▶ [Source excerpt]:
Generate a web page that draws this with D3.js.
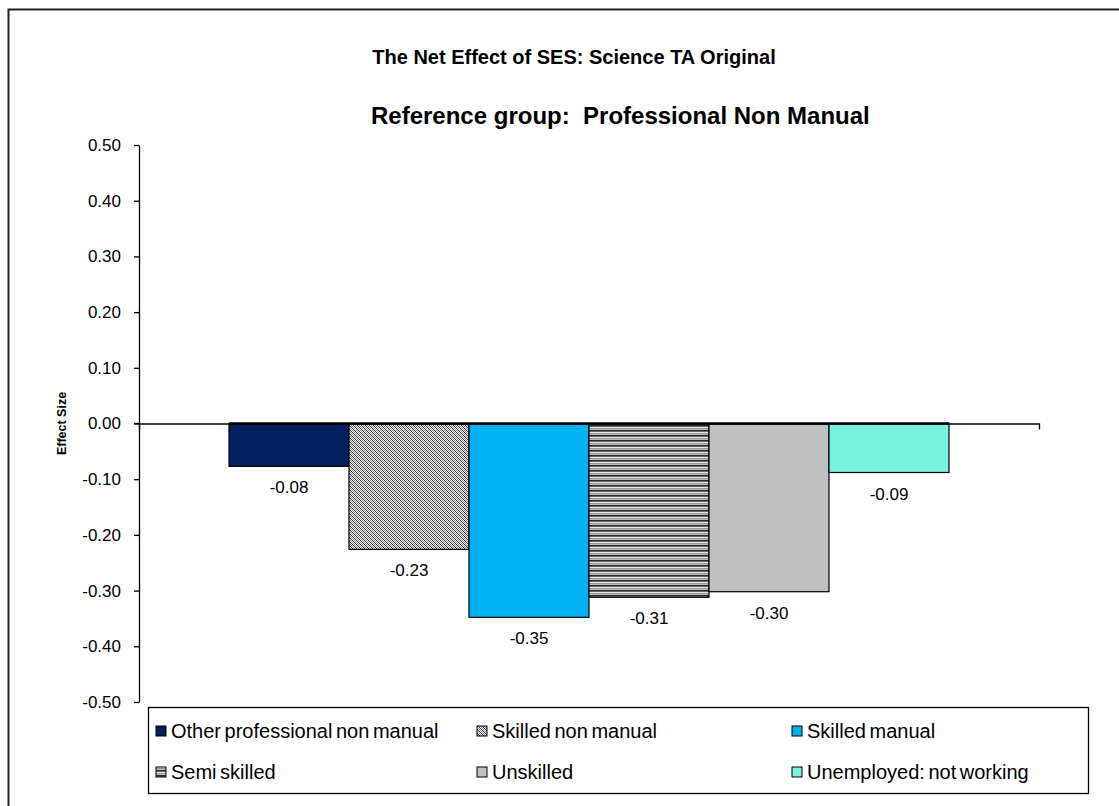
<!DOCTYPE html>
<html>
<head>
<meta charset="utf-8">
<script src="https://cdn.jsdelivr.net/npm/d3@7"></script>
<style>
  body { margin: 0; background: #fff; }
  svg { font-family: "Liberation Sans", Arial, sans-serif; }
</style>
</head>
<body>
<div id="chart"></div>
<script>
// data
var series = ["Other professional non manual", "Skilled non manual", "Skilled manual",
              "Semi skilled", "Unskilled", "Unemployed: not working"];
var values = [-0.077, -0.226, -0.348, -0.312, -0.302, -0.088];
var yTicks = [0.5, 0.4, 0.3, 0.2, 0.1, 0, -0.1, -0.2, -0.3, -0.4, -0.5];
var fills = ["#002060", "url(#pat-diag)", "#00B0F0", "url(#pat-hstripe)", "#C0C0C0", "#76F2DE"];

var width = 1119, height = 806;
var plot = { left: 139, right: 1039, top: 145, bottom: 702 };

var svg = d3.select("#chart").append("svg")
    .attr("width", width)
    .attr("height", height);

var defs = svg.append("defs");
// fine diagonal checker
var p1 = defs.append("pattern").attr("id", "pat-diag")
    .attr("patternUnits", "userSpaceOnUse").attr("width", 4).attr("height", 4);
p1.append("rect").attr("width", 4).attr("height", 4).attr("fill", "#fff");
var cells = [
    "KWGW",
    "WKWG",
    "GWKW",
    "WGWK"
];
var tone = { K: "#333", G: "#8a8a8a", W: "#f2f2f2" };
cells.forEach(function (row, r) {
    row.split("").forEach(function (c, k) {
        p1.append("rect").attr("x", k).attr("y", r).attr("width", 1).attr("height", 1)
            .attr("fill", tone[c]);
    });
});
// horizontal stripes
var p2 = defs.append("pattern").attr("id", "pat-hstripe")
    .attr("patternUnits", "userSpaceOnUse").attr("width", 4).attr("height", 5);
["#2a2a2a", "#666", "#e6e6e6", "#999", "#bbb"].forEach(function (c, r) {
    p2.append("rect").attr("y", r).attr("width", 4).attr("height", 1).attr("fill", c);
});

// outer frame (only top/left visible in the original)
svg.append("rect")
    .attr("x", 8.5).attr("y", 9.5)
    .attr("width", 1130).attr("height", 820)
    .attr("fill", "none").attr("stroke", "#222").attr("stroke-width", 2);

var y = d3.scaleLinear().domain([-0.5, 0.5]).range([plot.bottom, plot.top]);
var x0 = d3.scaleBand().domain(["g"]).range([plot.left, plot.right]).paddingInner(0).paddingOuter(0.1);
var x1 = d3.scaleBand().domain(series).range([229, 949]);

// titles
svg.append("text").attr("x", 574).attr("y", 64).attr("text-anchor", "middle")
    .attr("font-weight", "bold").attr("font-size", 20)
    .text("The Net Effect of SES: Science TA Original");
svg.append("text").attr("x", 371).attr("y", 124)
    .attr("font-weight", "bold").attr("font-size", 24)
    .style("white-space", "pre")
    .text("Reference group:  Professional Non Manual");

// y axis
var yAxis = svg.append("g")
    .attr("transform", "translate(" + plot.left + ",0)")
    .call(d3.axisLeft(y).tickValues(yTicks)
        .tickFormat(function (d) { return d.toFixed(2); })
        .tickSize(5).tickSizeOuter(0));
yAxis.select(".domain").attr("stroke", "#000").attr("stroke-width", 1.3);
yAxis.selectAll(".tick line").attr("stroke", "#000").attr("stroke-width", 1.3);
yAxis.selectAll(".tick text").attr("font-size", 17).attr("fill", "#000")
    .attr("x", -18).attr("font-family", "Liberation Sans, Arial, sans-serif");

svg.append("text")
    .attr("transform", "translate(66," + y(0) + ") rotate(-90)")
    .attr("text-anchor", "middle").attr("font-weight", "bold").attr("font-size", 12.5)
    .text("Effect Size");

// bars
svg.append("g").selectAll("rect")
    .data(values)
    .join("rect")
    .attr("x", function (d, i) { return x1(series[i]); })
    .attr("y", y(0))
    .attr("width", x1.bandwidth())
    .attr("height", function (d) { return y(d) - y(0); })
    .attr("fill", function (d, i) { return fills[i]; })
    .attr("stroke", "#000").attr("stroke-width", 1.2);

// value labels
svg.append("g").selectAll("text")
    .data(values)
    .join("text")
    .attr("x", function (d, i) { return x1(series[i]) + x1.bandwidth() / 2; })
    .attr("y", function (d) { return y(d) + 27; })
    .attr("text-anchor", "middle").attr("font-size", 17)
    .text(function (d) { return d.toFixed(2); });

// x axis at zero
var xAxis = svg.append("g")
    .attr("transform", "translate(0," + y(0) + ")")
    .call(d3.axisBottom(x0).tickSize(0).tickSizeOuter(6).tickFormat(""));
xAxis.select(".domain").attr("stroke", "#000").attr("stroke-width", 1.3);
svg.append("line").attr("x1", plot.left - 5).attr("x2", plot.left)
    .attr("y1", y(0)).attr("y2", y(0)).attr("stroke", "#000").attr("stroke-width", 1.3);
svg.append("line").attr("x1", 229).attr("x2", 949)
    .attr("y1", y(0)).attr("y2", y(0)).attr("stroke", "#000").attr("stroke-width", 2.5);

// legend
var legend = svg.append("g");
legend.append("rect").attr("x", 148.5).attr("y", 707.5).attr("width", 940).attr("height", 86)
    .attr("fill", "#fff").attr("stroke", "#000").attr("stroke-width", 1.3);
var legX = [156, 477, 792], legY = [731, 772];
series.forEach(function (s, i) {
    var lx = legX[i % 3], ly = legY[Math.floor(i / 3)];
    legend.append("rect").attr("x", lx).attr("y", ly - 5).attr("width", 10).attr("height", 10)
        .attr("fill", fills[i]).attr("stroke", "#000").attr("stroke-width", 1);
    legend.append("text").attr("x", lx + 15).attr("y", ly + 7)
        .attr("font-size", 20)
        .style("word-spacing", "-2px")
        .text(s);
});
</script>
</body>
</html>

▶ [Short problem]: Repeat the material above verbatim, with no pictures in the output.

▶ [Correct answer]:
Generate a web page that draws this with D3.js.
<!DOCTYPE html>
<html>
<head>
<meta charset="utf-8">
<script src="https://cdn.jsdelivr.net/npm/d3@7"></script>
<style>
  body { margin: 0; background: #fff; }
  svg { font-family: "Liberation Sans", Arial, sans-serif; }
</style>
</head>
<body>
<div id="chart"></div>
<script>
// data
var series = ["Other professional non manual", "Skilled non manual", "Skilled manual",
              "Semi skilled", "Unskilled", "Unemployed: not working"];
var values = [-0.077, -0.226, -0.348, -0.312, -0.302, -0.088];
var yTicks = [0.5, 0.4, 0.3, 0.2, 0.1, 0, -0.1, -0.2, -0.3, -0.4, -0.5];
var fills = ["#002060", "url(#pat-diag)", "#00B0F0", "url(#pat-hstripe)", "#C0C0C0", "#76F2DE"];

var width = 1119, height = 806;
var plot = { left: 139, right: 1039, top: 145, bottom: 702 };

var svg = d3.select("#chart").append("svg")
    .attr("width", width)
    .attr("height", height);

var defs = svg.append("defs");
// fine diagonal checker
var p1 = defs.append("pattern").attr("id", "pat-diag")
    .attr("patternUnits", "userSpaceOnUse").attr("width", 4).attr("height", 4);
p1.append("rect").attr("width", 4).attr("height", 4).attr("fill", "#fff");
var cells = [
    "KWGW",
    "WKWG",
    "GWKW",
    "WGWK"
];
var tone = { K: "#333", G: "#8a8a8a", W: "#f2f2f2" };
cells.forEach(function (row, r) {
    row.split("").forEach(function (c, k) {
        p1.append("rect").attr("x", k).attr("y", r).attr("width", 1).attr("height", 1)
            .attr("fill", tone[c]);
    });
});
// horizontal stripes
var p2 = defs.append("pattern").attr("id", "pat-hstripe")
    .attr("patternUnits", "userSpaceOnUse").attr("width", 4).attr("height", 5);
["#2a2a2a", "#666", "#e6e6e6", "#999", "#bbb"].forEach(function (c, r) {
    p2.append("rect").attr("y", r).attr("width", 4).attr("height", 1).attr("fill", c);
});

// outer frame (only top/left visible in the original)
svg.append("rect")
    .attr("x", 8.5).attr("y", 9.5)
    .attr("width", 1130).attr("height", 820)
    .attr("fill", "none").attr("stroke", "#222").attr("stroke-width", 2);

var y = d3.scaleLinear().domain([-0.5, 0.5]).range([plot.bottom, plot.top]);
var x0 = d3.scaleBand().domain(["g"]).range([plot.left, plot.right]).paddingInner(0).paddingOuter(0.1);
var x1 = d3.scaleBand().domain(series).range([229, 949]);

// titles
svg.append("text").attr("x", 574).attr("y", 64).attr("text-anchor", "middle")
    .attr("font-weight", "bold").attr("font-size", 20)
    .text("The Net Effect of SES: Science TA Original");
svg.append("text").attr("x", 371).attr("y", 124)
    .attr("font-weight", "bold").attr("font-size", 24)
    .style("white-space", "pre")
    .text("Reference group:  Professional Non Manual");

// y axis
var yAxis = svg.append("g")
    .attr("transform", "translate(" + plot.left + ",0)")
    .call(d3.axisLeft(y).tickValues(yTicks)
        .tickFormat(function (d) { return d.toFixed(2); })
        .tickSize(5).tickSizeOuter(0));
yAxis.select(".domain").attr("stroke", "#000").attr("stroke-width", 1.3);
yAxis.selectAll(".tick line").attr("stroke", "#000").attr("stroke-width", 1.3);
yAxis.selectAll(".tick text").attr("font-size", 17).attr("fill", "#000")
    .attr("x", -18).attr("font-family", "Liberation Sans, Arial, sans-serif");

svg.append("text")
    .attr("transform", "translate(66," + y(0) + ") rotate(-90)")
    .attr("text-anchor", "middle").attr("font-weight", "bold").attr("font-size", 12.5)
    .text("Effect Size");

// bars
svg.append("g").selectAll("rect")
    .data(values)
    .join("rect")
    .attr("x", function (d, i) { return x1(series[i]); })
    .attr("y", y(0))
    .attr("width", x1.bandwidth())
    .attr("height", function (d) { return y(d) - y(0); })
    .attr("fill", function (d, i) { return fills[i]; })
    .attr("stroke", "#000").attr("stroke-width", 1.2);

// value labels
svg.append("g").selectAll("text")
    .data(values)
    .join("text")
    .attr("x", function (d, i) { return x1(series[i]) + x1.bandwidth() / 2; })
    .attr("y", function (d) { return y(d) + 27; })
    .attr("text-anchor", "middle").attr("font-size", 17)
    .text(function (d) { return d.toFixed(2); });

// x axis at zero
var xAxis = svg.append("g")
    .attr("transform", "translate(0," + y(0) + ")")
    .call(d3.axisBottom(x0).tickSize(0).tickSizeOuter(6).tickFormat(""));
xAxis.select(".domain").attr("stroke", "#000").attr("stroke-width", 1.3);
svg.append("line").attr("x1", plot.left - 5).attr("x2", plot.left)
    .attr("y1", y(0)).attr("y2", y(0)).attr("stroke", "#000").attr("stroke-width", 1.3);
svg.append("line").attr("x1", 229).attr("x2", 949)
    .attr("y1", y(0)).attr("y2", y(0)).attr("stroke", "#000").attr("stroke-width", 2.5);

// legend
var legend = svg.append("g");
legend.append("rect").attr("x", 148.5).attr("y", 707.5).attr("width", 940).attr("height", 86)
    .attr("fill", "#fff").attr("stroke", "#000").attr("stroke-width", 1.3);
var legX = [156, 477, 792], legY = [731, 772];
series.forEach(function (s, i) {
    var lx = legX[i % 3], ly = legY[Math.floor(i / 3)];
    legend.append("rect").attr("x", lx).attr("y", ly - 5).attr("width", 10).attr("height", 10)
        .attr("fill", fills[i]).attr("stroke", "#000").attr("stroke-width", 1);
    legend.append("text").attr("x", lx + 15).attr("y", ly + 7)
        .attr("font-size", 20)
        .style("word-spacing", "-2px")
        .text(s);
});
</script>
</body>
</html>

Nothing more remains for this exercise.